SHORT TASK:
Please reproduce the lines of the records below from the one holding "What matplotlib code" through the one holding "capthick=1.3, zorder=1)", inclusive, skipping all pictures.

..........

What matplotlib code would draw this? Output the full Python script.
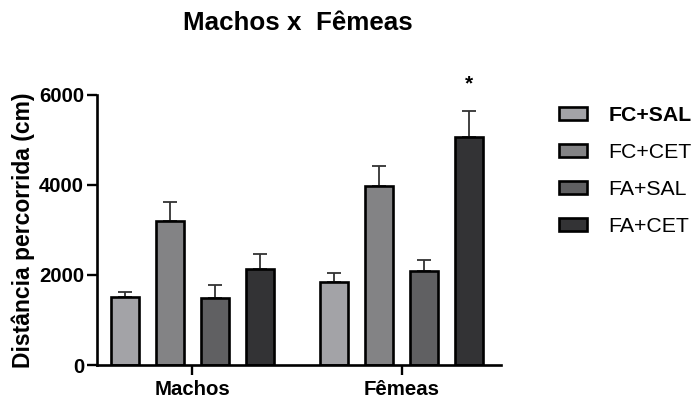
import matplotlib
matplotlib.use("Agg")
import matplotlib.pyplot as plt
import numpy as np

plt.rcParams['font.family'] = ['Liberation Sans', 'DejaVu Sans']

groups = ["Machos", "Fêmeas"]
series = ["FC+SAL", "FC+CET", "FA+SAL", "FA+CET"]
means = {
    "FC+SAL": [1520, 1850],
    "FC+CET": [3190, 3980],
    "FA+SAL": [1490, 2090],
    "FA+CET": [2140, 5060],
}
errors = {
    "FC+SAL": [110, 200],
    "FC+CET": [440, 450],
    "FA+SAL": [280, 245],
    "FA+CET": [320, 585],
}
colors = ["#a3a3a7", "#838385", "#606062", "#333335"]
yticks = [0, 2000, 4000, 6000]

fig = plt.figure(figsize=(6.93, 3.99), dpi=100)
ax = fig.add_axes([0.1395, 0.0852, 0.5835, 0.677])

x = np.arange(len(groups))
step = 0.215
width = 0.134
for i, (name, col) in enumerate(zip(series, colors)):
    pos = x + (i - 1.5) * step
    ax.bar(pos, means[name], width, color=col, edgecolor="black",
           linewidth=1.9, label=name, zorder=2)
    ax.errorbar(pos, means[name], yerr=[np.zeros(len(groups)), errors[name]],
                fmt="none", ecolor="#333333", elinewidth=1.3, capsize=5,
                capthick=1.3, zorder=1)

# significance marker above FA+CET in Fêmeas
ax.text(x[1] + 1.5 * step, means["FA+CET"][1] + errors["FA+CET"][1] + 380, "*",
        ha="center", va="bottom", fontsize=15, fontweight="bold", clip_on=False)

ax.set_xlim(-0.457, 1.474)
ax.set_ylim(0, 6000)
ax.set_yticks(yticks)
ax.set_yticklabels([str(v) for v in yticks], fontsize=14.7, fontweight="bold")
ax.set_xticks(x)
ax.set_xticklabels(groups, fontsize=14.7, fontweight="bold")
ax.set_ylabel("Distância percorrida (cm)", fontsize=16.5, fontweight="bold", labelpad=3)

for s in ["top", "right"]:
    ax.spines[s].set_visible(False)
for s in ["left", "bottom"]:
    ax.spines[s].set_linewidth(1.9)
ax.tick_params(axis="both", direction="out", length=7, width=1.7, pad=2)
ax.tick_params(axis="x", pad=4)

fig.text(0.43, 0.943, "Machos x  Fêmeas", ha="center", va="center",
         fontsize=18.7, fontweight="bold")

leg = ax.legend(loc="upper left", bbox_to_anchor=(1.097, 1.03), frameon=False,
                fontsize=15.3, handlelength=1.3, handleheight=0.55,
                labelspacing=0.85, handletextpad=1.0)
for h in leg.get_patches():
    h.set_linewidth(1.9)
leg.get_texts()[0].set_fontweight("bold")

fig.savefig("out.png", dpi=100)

..........

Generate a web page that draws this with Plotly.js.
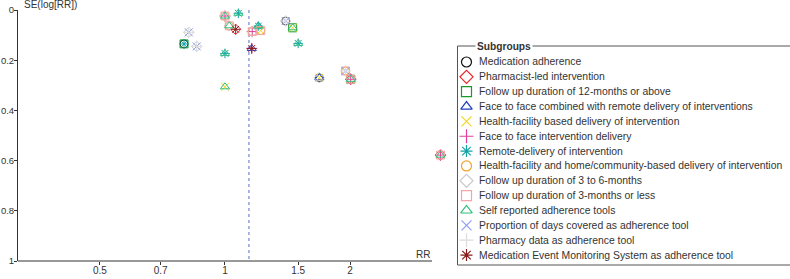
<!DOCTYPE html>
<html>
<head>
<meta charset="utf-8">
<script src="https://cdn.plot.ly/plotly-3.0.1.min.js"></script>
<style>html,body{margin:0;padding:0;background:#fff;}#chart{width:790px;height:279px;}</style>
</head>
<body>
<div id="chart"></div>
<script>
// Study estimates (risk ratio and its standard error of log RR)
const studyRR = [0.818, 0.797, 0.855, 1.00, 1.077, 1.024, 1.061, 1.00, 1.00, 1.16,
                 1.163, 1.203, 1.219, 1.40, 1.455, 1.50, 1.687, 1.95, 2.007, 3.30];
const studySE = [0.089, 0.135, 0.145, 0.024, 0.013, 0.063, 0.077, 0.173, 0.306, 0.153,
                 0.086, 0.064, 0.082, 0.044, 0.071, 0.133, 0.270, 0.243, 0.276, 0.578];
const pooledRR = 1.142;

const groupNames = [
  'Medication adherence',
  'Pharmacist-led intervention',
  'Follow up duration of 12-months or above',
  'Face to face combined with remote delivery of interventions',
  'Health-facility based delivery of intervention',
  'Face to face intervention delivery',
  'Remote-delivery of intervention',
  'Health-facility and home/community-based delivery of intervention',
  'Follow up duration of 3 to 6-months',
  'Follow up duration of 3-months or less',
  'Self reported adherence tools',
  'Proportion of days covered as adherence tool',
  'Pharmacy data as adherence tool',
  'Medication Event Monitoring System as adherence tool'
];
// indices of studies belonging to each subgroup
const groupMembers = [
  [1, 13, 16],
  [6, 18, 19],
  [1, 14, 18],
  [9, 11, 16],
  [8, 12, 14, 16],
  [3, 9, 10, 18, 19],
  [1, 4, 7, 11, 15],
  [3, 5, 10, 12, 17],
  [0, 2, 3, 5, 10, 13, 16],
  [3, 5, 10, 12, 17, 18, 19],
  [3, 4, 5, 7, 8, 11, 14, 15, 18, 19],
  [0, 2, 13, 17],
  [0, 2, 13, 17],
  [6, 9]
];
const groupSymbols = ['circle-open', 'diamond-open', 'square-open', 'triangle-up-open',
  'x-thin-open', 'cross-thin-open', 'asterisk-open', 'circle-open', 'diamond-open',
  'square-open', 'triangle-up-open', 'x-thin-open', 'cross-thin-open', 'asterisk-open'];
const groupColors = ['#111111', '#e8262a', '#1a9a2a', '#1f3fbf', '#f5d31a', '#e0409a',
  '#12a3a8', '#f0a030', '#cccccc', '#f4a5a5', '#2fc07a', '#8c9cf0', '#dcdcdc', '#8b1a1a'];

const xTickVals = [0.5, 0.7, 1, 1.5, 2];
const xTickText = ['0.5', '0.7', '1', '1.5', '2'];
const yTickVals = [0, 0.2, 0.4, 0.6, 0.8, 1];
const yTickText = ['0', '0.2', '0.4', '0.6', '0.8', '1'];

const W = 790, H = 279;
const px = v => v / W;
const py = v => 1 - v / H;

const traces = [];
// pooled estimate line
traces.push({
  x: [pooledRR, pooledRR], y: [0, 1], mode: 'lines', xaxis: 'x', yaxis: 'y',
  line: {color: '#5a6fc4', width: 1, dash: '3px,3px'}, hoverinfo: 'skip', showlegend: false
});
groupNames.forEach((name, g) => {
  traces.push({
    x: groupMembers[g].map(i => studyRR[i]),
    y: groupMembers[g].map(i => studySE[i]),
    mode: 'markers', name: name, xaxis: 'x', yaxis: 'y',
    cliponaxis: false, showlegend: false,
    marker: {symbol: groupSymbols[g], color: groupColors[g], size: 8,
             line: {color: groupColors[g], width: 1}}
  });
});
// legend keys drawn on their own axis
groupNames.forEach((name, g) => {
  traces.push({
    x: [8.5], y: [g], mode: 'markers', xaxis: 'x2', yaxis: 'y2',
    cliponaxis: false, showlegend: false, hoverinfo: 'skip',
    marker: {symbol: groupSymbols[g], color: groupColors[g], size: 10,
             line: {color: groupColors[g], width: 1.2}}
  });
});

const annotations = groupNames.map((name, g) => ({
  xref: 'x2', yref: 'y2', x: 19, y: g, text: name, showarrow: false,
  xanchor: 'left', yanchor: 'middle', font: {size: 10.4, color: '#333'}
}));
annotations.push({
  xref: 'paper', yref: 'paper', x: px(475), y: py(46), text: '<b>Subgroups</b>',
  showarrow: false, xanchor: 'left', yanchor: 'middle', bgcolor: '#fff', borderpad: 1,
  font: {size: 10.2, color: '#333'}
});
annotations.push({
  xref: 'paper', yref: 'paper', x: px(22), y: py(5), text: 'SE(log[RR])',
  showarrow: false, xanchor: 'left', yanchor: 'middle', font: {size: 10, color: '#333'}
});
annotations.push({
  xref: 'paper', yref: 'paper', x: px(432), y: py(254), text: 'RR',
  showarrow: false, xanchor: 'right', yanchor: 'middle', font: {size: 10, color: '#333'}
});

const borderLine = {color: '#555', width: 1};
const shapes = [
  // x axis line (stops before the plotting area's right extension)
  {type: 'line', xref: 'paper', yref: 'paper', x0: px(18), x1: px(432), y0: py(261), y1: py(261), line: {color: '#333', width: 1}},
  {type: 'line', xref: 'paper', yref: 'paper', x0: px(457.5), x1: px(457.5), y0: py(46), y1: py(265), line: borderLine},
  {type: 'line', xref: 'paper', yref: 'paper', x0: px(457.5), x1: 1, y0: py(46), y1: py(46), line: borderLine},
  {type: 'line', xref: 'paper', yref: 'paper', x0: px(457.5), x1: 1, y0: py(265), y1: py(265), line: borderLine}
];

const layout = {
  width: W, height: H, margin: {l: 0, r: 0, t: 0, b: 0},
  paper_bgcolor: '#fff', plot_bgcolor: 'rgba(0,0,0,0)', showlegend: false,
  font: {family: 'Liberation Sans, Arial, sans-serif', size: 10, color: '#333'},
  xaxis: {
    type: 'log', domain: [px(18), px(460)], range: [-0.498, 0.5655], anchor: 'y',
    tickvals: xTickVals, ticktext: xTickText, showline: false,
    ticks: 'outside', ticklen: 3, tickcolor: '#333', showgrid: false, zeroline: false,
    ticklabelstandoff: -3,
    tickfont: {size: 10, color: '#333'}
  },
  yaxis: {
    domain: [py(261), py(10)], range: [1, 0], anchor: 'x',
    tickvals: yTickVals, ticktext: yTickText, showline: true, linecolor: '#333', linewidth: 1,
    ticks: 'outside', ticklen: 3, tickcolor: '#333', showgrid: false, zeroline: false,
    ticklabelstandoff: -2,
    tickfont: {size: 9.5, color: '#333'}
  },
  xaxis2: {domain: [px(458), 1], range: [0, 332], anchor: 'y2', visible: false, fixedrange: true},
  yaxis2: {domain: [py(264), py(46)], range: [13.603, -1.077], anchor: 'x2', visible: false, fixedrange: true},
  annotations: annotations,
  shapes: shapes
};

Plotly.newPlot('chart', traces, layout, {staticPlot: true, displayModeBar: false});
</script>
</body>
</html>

..........

RESULT OF THIS EXERCISE:
What matplotlib code would draw this? Output the full Python script.
import matplotlib
matplotlib.use("Agg")
import matplotlib.pyplot as plt
import numpy as np

plt.rcParams['font.family'] = ['Liberation Sans', 'DejaVu Sans']

groups = ["Machos", "Fêmeas"]
series = ["FC+SAL", "FC+CET", "FA+SAL", "FA+CET"]
means = {
    "FC+SAL": [1520, 1850],
    "FC+CET": [3190, 3980],
    "FA+SAL": [1490, 2090],
    "FA+CET": [2140, 5060],
}
errors = {
    "FC+SAL": [110, 200],
    "FC+CET": [440, 450],
    "FA+SAL": [280, 245],
    "FA+CET": [320, 585],
}
colors = ["#a3a3a7", "#838385", "#606062", "#333335"]
yticks = [0, 2000, 4000, 6000]

fig = plt.figure(figsize=(6.93, 3.99), dpi=100)
ax = fig.add_axes([0.1395, 0.0852, 0.5835, 0.677])

x = np.arange(len(groups))
step = 0.215
width = 0.134
for i, (name, col) in enumerate(zip(series, colors)):
    pos = x + (i - 1.5) * step
    ax.bar(pos, means[name], width, color=col, edgecolor="black",
           linewidth=1.9, label=name, zorder=2)
    ax.errorbar(pos, means[name], yerr=[np.zeros(len(groups)), errors[name]],
                fmt="none", ecolor="#333333", elinewidth=1.3, capsize=5,
                capthick=1.3, zorder=1)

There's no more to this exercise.